Text-to-speech (TTS) technology is used in audiobook production to convert written text into spoken audio using synthetic voices. This approach automates narration, eliminating the need for human voice actors in some cases. TTS systems analyze the book’s text, apply linguistic rules to generate pronunciation and intonation, and output audio files that can be edited or enhanced. While traditional audiobooks rely on professional narrators, TTS offers a faster, more cost-effective alternative, especially for large catalogs or niche content.

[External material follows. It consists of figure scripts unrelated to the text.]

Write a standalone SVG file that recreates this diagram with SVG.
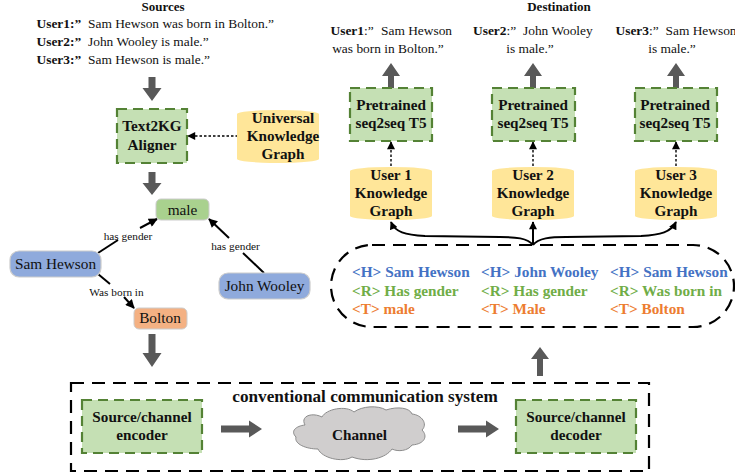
<svg xmlns="http://www.w3.org/2000/svg" width="735" height="474" viewBox="0 0 735 474">
<style>
text{font-family:"Liberation Serif","Times New Roman",serif;fill:#111}
.b{font-weight:bold}
.c{text-anchor:middle}
.s{font-size:13.4px}
.n{font-size:15.2px;font-weight:bold;text-anchor:middle}
.k{font-size:15.3px;text-anchor:middle}
.e{font-size:11.3px;text-anchor:middle}
.t{font-size:15.3px;font-weight:bold}
.g{fill:#c5e0b4;stroke:#548235;stroke-width:2.2;stroke-dasharray:10 6}
.y{fill:#ffe699}
.rb{fill:#8faadc;stroke:#ccc;stroke-width:1.2}
.h{fill:#4472c4}.r{fill:#70ad47}.o{fill:#ed7d31}
.fat{fill:#595959}
.ln{fill:none;stroke:#000;stroke-width:2}
.dot{fill:none;stroke:#000;stroke-width:1.4;stroke-dasharray:2.5 2}
.dash{fill:none;stroke:#000;stroke-width:2.2;stroke-dasharray:13 8}
</style>
<defs>
<marker id="a" viewBox="0 0 10 10" refX="9" refY="5" markerWidth="9" markerHeight="8" markerUnits="userSpaceOnUse" orient="auto"><path d="M0 0L10 5L0 10z" fill="#000"/></marker>
<marker id="b" viewBox="0 0 10 10" refX="9" refY="5" markerWidth="11" markerHeight="9" markerUnits="userSpaceOnUse" orient="auto"><path d="M0 0L10 5L0 10z" fill="#000"/></marker>
<path id="cyl" d="M0 4A41 4 0 0 1 82 4V49A41 4 0 0 1 0 49z"/>
</defs>
<g id="connectors">
<path class="fat" d="M148.500 77h7v11h6l-9.500 13l-9.500-13h6z"/>
<path class="fat" d="M148.500 172h7v11h6l-9.500 12l-9.500-12h6z"/>
<path class="fat" d="M148.500 334h7v19h6l-9.500 14l-9.500-14h6z"/>
<path class="fat" d="M388 88v-12h-6l9-13l9 13h-6v12z"/>
<path class="fat" d="M530 88v-12h-6l9-13l9 13h-6v12z"/>
<path class="fat" d="M673 88v-12h-6l9-13l9 13h-6v12z"/>
<path class="fat" d="M537 376v-17h-6l9-12l9 12h-6v17z"/>
<path class="fat" d="M221 425.500h28v-5l13 8.500l-13 8.500v-5h-28z"/>
<path class="fat" d="M458 425.500h28v-5l13 8.500l-13 8.500v-5h-28z"/>
<path class="dot" d="M238 136H188" marker-end="url(#a)"/>
<path class="dot" d="M391 166V142" marker-end="url(#a)"/>
<path class="dot" d="M533 166V142" marker-end="url(#a)"/>
<path class="dot" d="M676 166V142" marker-end="url(#a)"/>
<path class="ln" d="M98 253L118 240"/>
<path class="ln" d="M140 228L157 219" marker-end="url(#b)"/>
<path class="ln" d="M264 273L243 253"/>
<path class="ln" d="M229 238L209 219" marker-end="url(#b)"/>
<path class="ln" d="M98 274L110 284"/>
<path class="ln" d="M124 297L134 308" marker-end="url(#b)"/>
<path class="ln" d="M533 245C528 238 515 237 500 237L425 236C405 235 395 232 391 222" marker-end="url(#a)"/>
<path class="ln" d="M533 245V222" marker-end="url(#a)"/>
<path class="ln" d="M533 245C538 238 551 237 566 237L641 236C661 235 671 232 676 222" marker-end="url(#a)"/>
</g>
<g id="sources"><text class="b c" x="163" y="11" font-size="13">Sources</text></g>
<g id="src-lines" class="s">
<text x="36.500" y="28"><tspan class="b">User1:”</tspan><tspan x="88">Sam Hewson was born in Bolton.”</tspan></text>
<text x="36.500" y="46"><tspan class="b">User2:”</tspan><tspan x="88">John Wooley is male.”</tspan></text>
<text x="36.500" y="64"><tspan class="b">User3:”</tspan><tspan x="88">Sam Hewson is male.”</tspan></text>
</g>
<g id="aligner"><rect class="g" x="117" y="109" width="70" height="54"/><text class="n" x="152" y="131">Text2KG</text><text class="n" x="152" y="150">Aligner</text></g>
<g id="ukg"><use href="#cyl" x="237" y="110" class="y"/><text class="n" x="283" y="123">Universal</text><text class="n" x="283" y="141">Knowledge</text><text class="n" x="283" y="159">Graph</text></g>
<g id="male"><rect x="156" y="199" width="53" height="21" rx="5" fill="#a9d18e" stroke="#ccc"/><text class="k" x="182.500" y="215">male</text></g>
<g id="sam"><rect class="rb" x="10" y="251" width="91" height="26" rx="9"/><text class="k" x="55.500" y="269">Sam Hewson</text></g>
<g id="john"><rect class="rb" x="219" y="273" width="91" height="26" rx="9"/><text class="k" x="264.500" y="291">John Wooley</text></g>
<g id="bolton"><rect x="134" y="308" width="53" height="21" rx="5" fill="#f4b183" stroke="#ccc"/><text class="k" x="160" y="323">Bolton</text></g>
<g id="edge-labels">
<text class="e" x="128" y="240">has gender</text>
<text class="e" x="235.500" y="250">has gender</text>
<text class="e" x="116.500" y="295.500">Was born in</text>
</g>
<g id="destination"><text class="b c" x="559" y="11" font-size="13">Destination</text></g>
<g id="out1" class="s"><text x="330.500" y="35"><tspan class="b">User1</tspan>:”<tspan x="381">Sam Hewson</tspan></text><text class="c" x="388" y="53">was born in Bolton.”</text></g>
<g id="out2" class="s"><text x="473" y="35"><tspan class="b">User2</tspan>:”<tspan x="523">John Wooley</tspan></text><text class="c" x="530" y="53">is male.”</text></g>
<g id="out3" class="s"><text x="615.500" y="35"><tspan class="b">User3</tspan>:”<tspan x="665.500">Sam Hewson</tspan></text><text class="c" x="672" y="53">is male.”</text></g>
<g id="t5-1"><rect class="g" x="350" y="88" width="82" height="53"/><text class="n" x="391" y="110">Pretrained</text><text class="n" x="391" y="128">seq2seq T5</text></g>
<g id="t5-2"><rect class="g" x="492" y="88" width="83" height="53"/><text class="n" x="533" y="110">Pretrained</text><text class="n" x="533" y="128">seq2seq T5</text></g>
<g id="t5-3"><rect class="g" x="635" y="88" width="82" height="53"/><text class="n" x="675" y="110">Pretrained</text><text class="n" x="675" y="128">seq2seq T5</text></g>
<g id="kg1"><use href="#cyl" x="350" y="167" class="y"/><text class="n" x="391" y="180">User 1</text><text class="n" x="391" y="198">Knowledge</text><text class="n" x="391" y="216">Graph</text></g>
<g id="kg2"><use href="#cyl" x="492" y="167" class="y"/><text class="n" x="533" y="180">User 2</text><text class="n" x="533" y="198">Knowledge</text><text class="n" x="533" y="216">Graph</text></g>
<g id="kg3"><use href="#cyl" x="635" y="167" class="y"/><text class="n" x="676" y="180">User 3</text><text class="n" x="676" y="198">Knowledge</text><text class="n" x="676" y="216">Graph</text></g>
<g id="triples">
<rect class="dash" x="331" y="245" width="403" height="82" rx="41"/>
<text class="t h" x="352" y="277">&lt;H&gt; Sam Hewson</text>
<text class="t r" x="352" y="296">&lt;R&gt; Has gender</text>
<text class="t o" x="352" y="314">&lt;T&gt; male</text>
<text class="t h" x="481" y="277">&lt;H&gt; John Wooley</text>
<text class="t r" x="481" y="296">&lt;R&gt; Has gender</text>
<text class="t o" x="481" y="314">&lt;T&gt; Male</text>
<text class="t h" x="610" y="277">&lt;H&gt; Sam Hewson</text>
<text class="t r" x="610" y="296">&lt;R&gt; Was born in</text>
<text class="t o" x="610" y="314">&lt;T&gt; Bolton</text>
</g>
<g id="system">
<rect class="dash" x="71" y="383" width="578" height="88"/>
<text class="c b" x="365" y="402" font-size="17.200">conventional communication system</text>
</g>
<g id="encoder"><rect class="g" x="82" y="400" width="120" height="53"/><text class="n" x="142" y="422">Source/channel</text><text class="n" x="142" y="440">encoder</text></g>
<g id="decoder"><rect class="g" x="516" y="400" width="120" height="53"/><text class="n" x="576" y="422">Source/channel</text><text class="n" x="576" y="440">decoder</text></g>
<g id="channel"><path d="M305 425C300 416 312 412 322 417C326 409 346 405 354 412C362 406 378 405 386 410C398 406 410 408 412 414C422 415 428 424 422 430C428 436 425 444 412 445C408 451 398 452 392 449C386 458 368 463 352 457C342 463 322 458 318 449C306 449 294 444 296 437C290 431 296 426 305 425z" fill="#d0cece" stroke="#8c8c8c"/><text class="n" x="359.500" y="440">Channel</text></g>
</svg>
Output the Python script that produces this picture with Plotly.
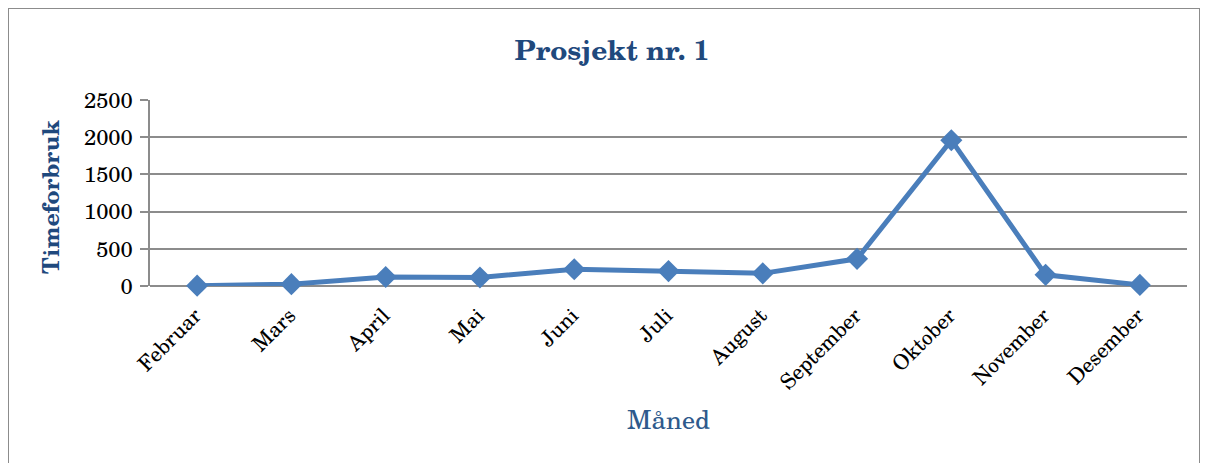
import plotly.graph_objects as go

months = ["Februar", "Mars", "April", "Mai", "Juni", "Juli", "August",
          "September", "Oktober", "November", "Desember"]
hours = [5, 25, 120, 115, 225, 200, 170, 365, 1960, 150, 15]
y_ticks = [0, 500, 1000, 1500, 2000, 2500]

SERIF = "Century Schoolbook, 'TeX Gyre Schola', 'DejaVu Serif', serif"
# page body has an 8px margin, so the figure is drawn 8px smaller / shifted
OFF = 8
W, H = 1208 - OFF, 463 - OFF
L, R, T, B = 150 - OFF, 1187 - OFF, 100 - OFF, 286 - OFF

fig = go.Figure()
fig.add_trace(go.Scatter(
    x=months, y=hours, mode="lines+markers",
    line=dict(color="#4A7EBB", width=5),
    marker=dict(symbol="diamond", size=17, color="#4A7EBB"),
    showlegend=False, cliponaxis=False,
))

def px_x(p):
    return (p - OFF - L) / (R - L)

def px_y(p):
    return (B - (p - OFF)) / (B - T)

fig.update_layout(
    width=W, height=H,
    margin=dict(l=L, r=W - R, t=T, b=H - B),
    paper_bgcolor="white", plot_bgcolor="white",
    font=dict(family=SERIF, size=15, color="black"),
    title=dict(text="<b>Prosjekt nr. 1</b>", x=(612 - OFF) / W, xref="container",
               y=1 - (50 - OFF) / H, yref="container", xanchor="center", yanchor="middle",
               font=dict(family=SERIF, size=28, color="#1F497D")),
    xaxis=dict(
        type="category", range=[-0.5, len(months) - 0.5],
        tickangle=-45, showgrid=False, ticks="", showline=False,
        ticklabelstandoff=12, ticklabelshift=-2,
        tickfont=dict(family=SERIF, size=21, color="black"), zeroline=False,
    ),
    yaxis=dict(
        range=[0, 2500], tickvals=y_ticks, showgrid=True, gridcolor="#8C8C8C",
        gridwidth=1.5, zeroline=True, zerolinecolor="#8C8C8C", zerolinewidth=1.5,
        showline=True, linecolor="#8C8C8C", linewidth=1.5,
        ticks="outside", ticklen=8, tickcolor="#8C8C8C", tickwidth=1.5,
        ticklabelstandoff=3,
        tickfont=dict(family=SERIF, size=22, color="black"),
    ),
    annotations=[
        dict(text="<b>Timeforbruk</b>", xref="paper", yref="paper",
             x=px_x(50), y=px_y(197), textangle=-90, showarrow=False,
             xanchor="center", yanchor="middle",
             font=dict(family=SERIF, size=23, color="#1F497D")),
        dict(text="Måned", xref="paper", yref="paper",
             x=px_x(668), y=px_y(418), showarrow=False,
             xanchor="center", yanchor="middle",
             font=dict(family=SERIF, size=26, color="#2E5A8C")),
    ],
    shapes=[
        dict(type="rect", xref="paper", yref="paper",
             x0=px_x(8), x1=px_x(1200), y0=px_y(480), y1=px_y(8),
             line=dict(color="#8C8C8C", width=2), layer="below"),
    ],
)

fig.write_html("out.html")
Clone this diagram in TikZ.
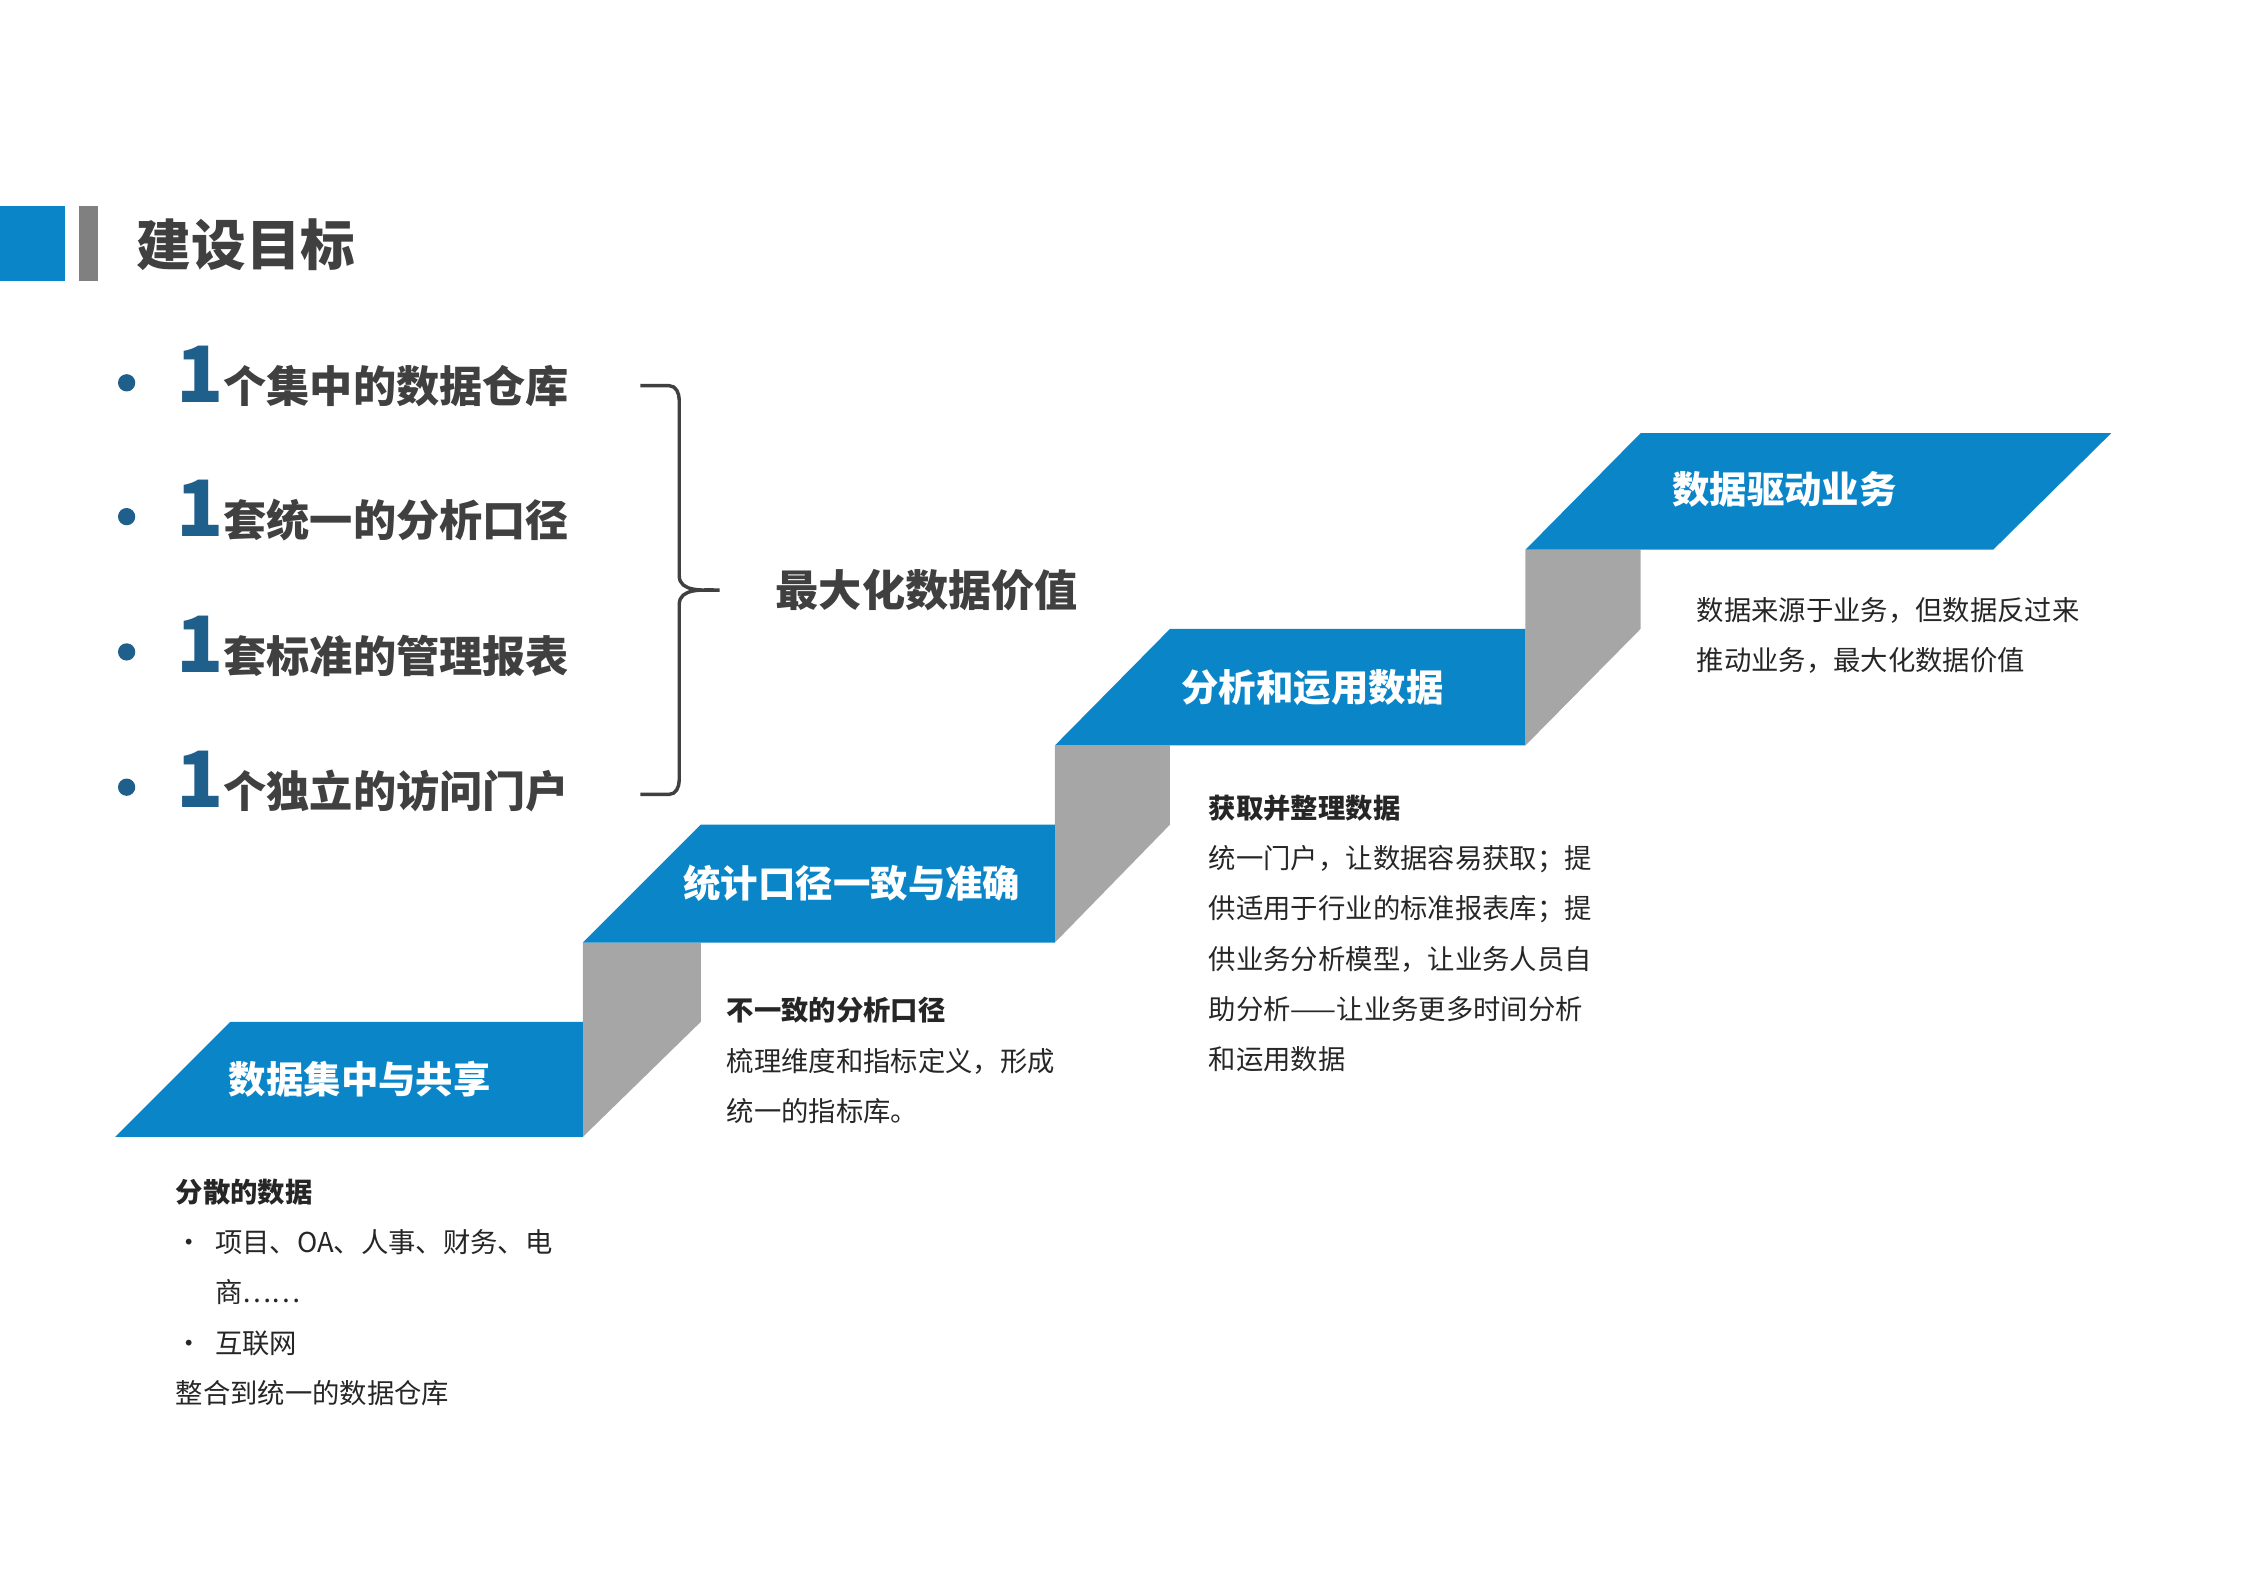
\documentclass[tikz,border=0pt]{standalone}
\usepackage{fontspec}
\setmainfont{Noto Sans CJK SC}
\usetikzlibrary{decorations.pathreplacing}
\definecolor{blu}{HTML}{0A86C8}
\definecolor{dblu}{HTML}{1F5F8B}
\definecolor{gry}{HTML}{A6A6A6}
\definecolor{txt}{HTML}{404040}
\tikzset{
 stepbox/.style={fill=blu,draw=none},
 riser/.style={fill=gry,draw=none},
 steplabel/.style={text=white,font=\fontsize{13}{15}\selectfont\bfseries},
 goal/.style={anchor=base west,text=txt,font=\fontsize{15}{18}\selectfont\bfseries},
 small/.style={anchor=north west,text=black!85,align=left,font=\fontsize{9.5}{17.5}\selectfont},
}
\begin{document}
\begin{tikzpicture}[x=0.5pt,y=-0.5pt]
\useasboundingbox (0,0) rectangle (1560,1103);
\fill[blu] (0,143) rectangle (45,195);
\fill[gray] (55,143) rectangle (68,195);
\node[anchor=west,text=txt,font=\fontsize{19}{22}\selectfont\bfseries] (title) at (88,170) {建设目标};
\foreach \y/\t [count=\i] in {280/个集中的数据仓库,373/套统一的分析口径,467/套标准的管理报表,561/个独立的访问门户}{
 \fill[dblu] (88,\y-14) circle (6);
 \node[anchor=base west,text=dblu,font=\fontsize{27}{30}\selectfont\bfseries,inner sep=0] (one\i) at (122,\y) {1};
 \node[goal,inner sep=0] (g\i) at (155,\y) {\t};
}
\draw[txt,line width=1.2pt] (445,268) -- (465,268) to[out=0,in=90] (472,278) -- (472,400) to[out=-90,in=180] (500,410) to[out=180,in=90] (472,420) -- (472,542) to[out=-90,in=0] (465,552) -- (445,552);
\node[anchor=west,text=txt,font=\fontsize{15}{18}\selectfont\bfseries] (max) at (532,410) {最大化数据价值};
% steps
\fill[riser] (405,655) -- (487,655) -- (487,710) -- (405,790) -- cycle;
\fill[riser] (733,518) -- (813,518) -- (813,573) -- (733,655) -- cycle;
\fill[riser] (1060,382) -- (1140,382) -- (1140,437) -- (1060,518) -- cycle;
\fill[stepbox] (80,790) -- (160,710) -- (405,710) -- (405,790) -- cycle;
\fill[stepbox] (405,655) -- (487,573) -- (733,573) -- (733,655) -- cycle;
\fill[stepbox] (733,518) -- (813,437) -- (1060,437) -- (1060,518) -- cycle;
\fill[stepbox] (1060,382) -- (1140,301) -- (1467,301) -- (1385,382) -- cycle;
\node[steplabel] (s1) at (250,750) {数据集中与共享};
\node[steplabel] (s2) at (592,614) {统计口径一致与准确};
\node[steplabel] (s3) at (912,478) {分析和运用数据};
\node[steplabel] (s4) at (1240,340) {数据驱动业务};
% texts
\node[small] (t1) at (115,812) {\textbf{分散的数据}\\
\textbullet\ \ 项目、OA、人事、财务、电\\
\hphantom{\textbullet\ \ }商……\\
\textbullet\ \ 互联网\\
整合到统一的数据仓库};
\node[small] (t2) at (498,686) {\textbf{不一致的分析口径}\\梳理维度和指标定义，形成\\统一的指标库。};
\node[small] (t3) at (833,545) {\textbf{获取并整理数据}\\统一门户，让数据容易获取；提\\供适用于行业的标准报表库；提\\供业务分析模型，让业务人员自\\助分析——让业务更多时间分析\\和运用数据};
\node[small] (t4) at (1172,408) {数据来源于业务，但数据反过来\\推动业务，最大化数据价值};
\end{tikzpicture}
\end{document}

One key application of TTS is scaling audiobook production. For example, publishers can convert entire novels into audio format within hours, compared to weeks or months for human narration. This is particularly useful for updating technical manuals, self-published works, or backlist titles where hiring narrators is impractical. TTS also supports multilingual audiobooks by generating voices in different languages without requiring native speakers. Services like Amazon Polly or Google Cloud Text-to-Speech enable publishers to choose from various accents, genders, and vocal styles, tailoring the output to the book’s audience. Additionally, TTS improves accessibility by making books available to visually impaired readers sooner than traditional recording methods.
However, TTS has limitations. While modern neural TTS systems produce natural-sounding speech, they may struggle with emotional nuance, dialogue differentiation, or complex phrasing. For instance, a synthetic voice might mispronounce uncommon words or fail to convey sarcasm in a character’s dialogue. Some publishers address this by combining TTS with human editing—using automated narration for the bulk of the text and manual adjustments for pacing or emphasis. Post-production tools can also refine audio quality, add pauses, or correct errors. Despite these challenges, TTS is increasingly viable for genres like non-fiction or educational content, where clarity and speed matter more than dramatic performance. As AI improves, the gap between synthetic and human narration continues to narrow.